• **Exercise details**:
Only the lines from the start of the data through the line containing "from matplotlib.patches import" should be written out, exactly as they are, with both ends included and the pictures left out.

-------- Material provided --------

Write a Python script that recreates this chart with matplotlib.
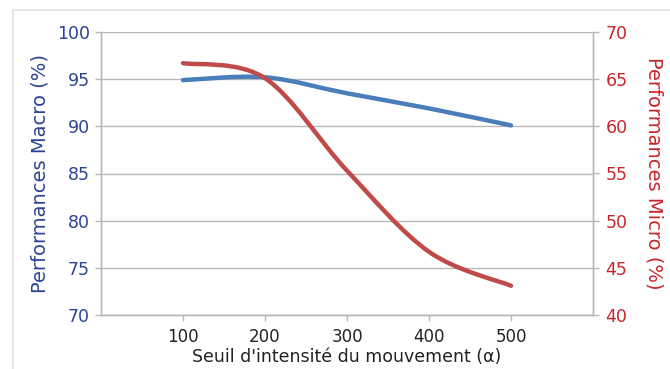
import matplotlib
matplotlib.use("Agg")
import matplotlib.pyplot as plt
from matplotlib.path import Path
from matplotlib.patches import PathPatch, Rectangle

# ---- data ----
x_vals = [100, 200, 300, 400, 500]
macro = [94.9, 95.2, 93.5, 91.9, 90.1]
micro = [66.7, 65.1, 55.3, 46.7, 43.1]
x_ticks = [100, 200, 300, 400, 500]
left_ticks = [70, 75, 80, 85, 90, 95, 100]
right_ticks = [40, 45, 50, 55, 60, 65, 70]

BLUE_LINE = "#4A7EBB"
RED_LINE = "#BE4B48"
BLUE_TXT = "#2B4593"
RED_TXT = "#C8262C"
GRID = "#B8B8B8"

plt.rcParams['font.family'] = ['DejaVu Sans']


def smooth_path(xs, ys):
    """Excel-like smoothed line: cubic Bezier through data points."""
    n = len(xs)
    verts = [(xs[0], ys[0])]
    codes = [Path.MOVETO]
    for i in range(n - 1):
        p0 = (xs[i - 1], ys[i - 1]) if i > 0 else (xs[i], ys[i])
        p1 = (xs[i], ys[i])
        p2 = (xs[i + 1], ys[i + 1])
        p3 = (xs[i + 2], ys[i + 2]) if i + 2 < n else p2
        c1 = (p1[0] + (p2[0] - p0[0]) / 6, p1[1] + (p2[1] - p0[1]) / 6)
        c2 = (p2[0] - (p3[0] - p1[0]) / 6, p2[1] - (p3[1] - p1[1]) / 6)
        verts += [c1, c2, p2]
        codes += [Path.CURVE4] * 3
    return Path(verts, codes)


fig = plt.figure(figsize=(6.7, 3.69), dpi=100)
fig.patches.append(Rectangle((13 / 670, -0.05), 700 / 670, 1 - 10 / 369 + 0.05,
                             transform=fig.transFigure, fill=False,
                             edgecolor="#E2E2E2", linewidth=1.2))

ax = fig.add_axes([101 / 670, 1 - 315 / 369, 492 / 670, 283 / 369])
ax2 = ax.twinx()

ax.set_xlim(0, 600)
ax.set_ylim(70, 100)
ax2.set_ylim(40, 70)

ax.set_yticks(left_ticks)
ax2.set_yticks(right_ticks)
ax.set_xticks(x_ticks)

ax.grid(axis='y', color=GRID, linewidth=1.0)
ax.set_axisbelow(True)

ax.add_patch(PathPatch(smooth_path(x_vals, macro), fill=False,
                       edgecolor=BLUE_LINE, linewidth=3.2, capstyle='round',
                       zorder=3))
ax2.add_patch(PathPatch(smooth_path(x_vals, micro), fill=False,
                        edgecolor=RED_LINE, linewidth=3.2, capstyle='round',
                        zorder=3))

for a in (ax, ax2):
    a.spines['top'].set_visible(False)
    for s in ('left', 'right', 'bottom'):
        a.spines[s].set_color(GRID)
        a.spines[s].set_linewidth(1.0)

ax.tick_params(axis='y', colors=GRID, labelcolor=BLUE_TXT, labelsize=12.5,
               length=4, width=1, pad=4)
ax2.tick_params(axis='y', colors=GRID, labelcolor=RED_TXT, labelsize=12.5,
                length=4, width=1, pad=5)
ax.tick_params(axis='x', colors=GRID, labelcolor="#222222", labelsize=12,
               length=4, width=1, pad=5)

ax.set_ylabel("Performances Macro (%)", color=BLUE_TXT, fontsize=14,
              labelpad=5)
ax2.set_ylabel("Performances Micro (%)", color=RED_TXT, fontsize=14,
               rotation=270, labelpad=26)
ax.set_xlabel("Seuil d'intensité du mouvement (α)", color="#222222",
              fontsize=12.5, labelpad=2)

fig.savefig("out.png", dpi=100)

--------

• **Worked answer**:
Write a Python script that recreates this chart with matplotlib.
import matplotlib
matplotlib.use("Agg")
import matplotlib.pyplot as plt
from matplotlib.path import Path
from matplotlib.patches import PathPatch, Rectangle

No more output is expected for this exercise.